Dr Cullen advised yesterday that he had received advice from Treasury (well known international trade law experts) that suggested National Party policy of a 51% NZ ownership requirement from strategic assets could be a breach of the Singapore, Thailand and China FTAs and be a breach of New Zealand's WTO commitments.
This surprised us, and we will OIA this advice on Monday.
But before having a look at these agreements we should note that we have yet to see a detailed policy from National on this issue, and if this policy was written down we would expect Tim Groser to have a hand in the drafting of this policy. Should this happen we would expect the policy to state explicitly that it would be subject to international agreements to which New Zealand was a party ie if it was inconsistent with the WTO it would have to be rewritten and it would be overridden by any bilateral or regional commitments that might be on the books.

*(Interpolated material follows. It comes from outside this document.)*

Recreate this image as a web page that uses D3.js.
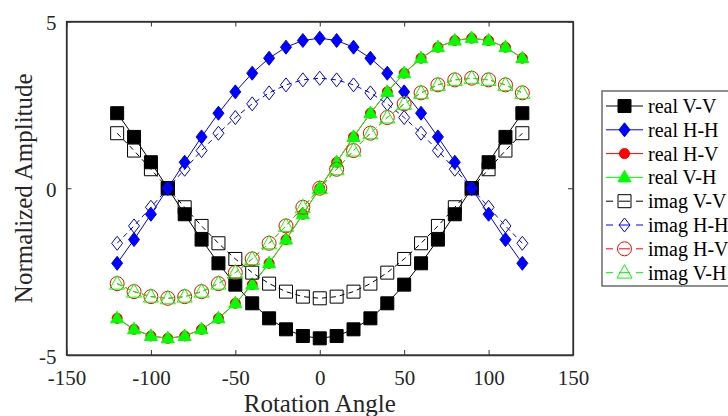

Singapore - Groser should know this well as he negotiated the first half of the agreement.
"Ministers, in determining whether to grant approval, act in accordance with a screening regime (a non-legally binding description of which is appended to this Annex) which may be adjusted or replaced from time to time by New Zealand Government legislation, regulation or policy setting."
Thailand - dreadful agreement. Hate reading it but it says
"The criteria applied to overseas investments that require approval under New Zealand overseas investment regulations may be adjusted or replaced from time to time by New Zealand Government legislation, regulation or policy settings"
We can't see a problem here - National could alter the criteria to impose a 51% threshold on strategic asset investment and not breach either agreement.
China - more complicated - different model.
"1. Article 138 [National Treatment commitment] does not apply to:
any existing non-conforming measures maintained within its territory;
the continuation of any non-conforming measure referred to in subparagraph (a);
an amendment to any non-conforming measure referred to in subparagraph (a) to the extent that the amendment does not increase the non-conformity of the measure, as it existed immediately before the amendment, with those obligations.
2. The Parties will endeavour to progressively remove the non-conforming measures."
Very interesting. NZ's OIO regime is a non-conforming measure. We have agreed with China to progressively liberalise the regime and, while we can change criteria, we can't increase the degree of non-conformity. Yes, we agree with Treasury here. National would not be able to impose the 51% idea to China. Thanks Treasury for making the select committee process much more interesting. Word of warning - Jane Kelsey has been reading The Hive from almost day one....
WTO
This would only be a problem for services commitments in mode 3 that are bound in New Zealand's services schedule. We can't find this schedule on the MFAT website. There is horizontal language (applying across all service sectors) about our overseas investment regime in this schedule also. We will post further on this when we can find the schedule.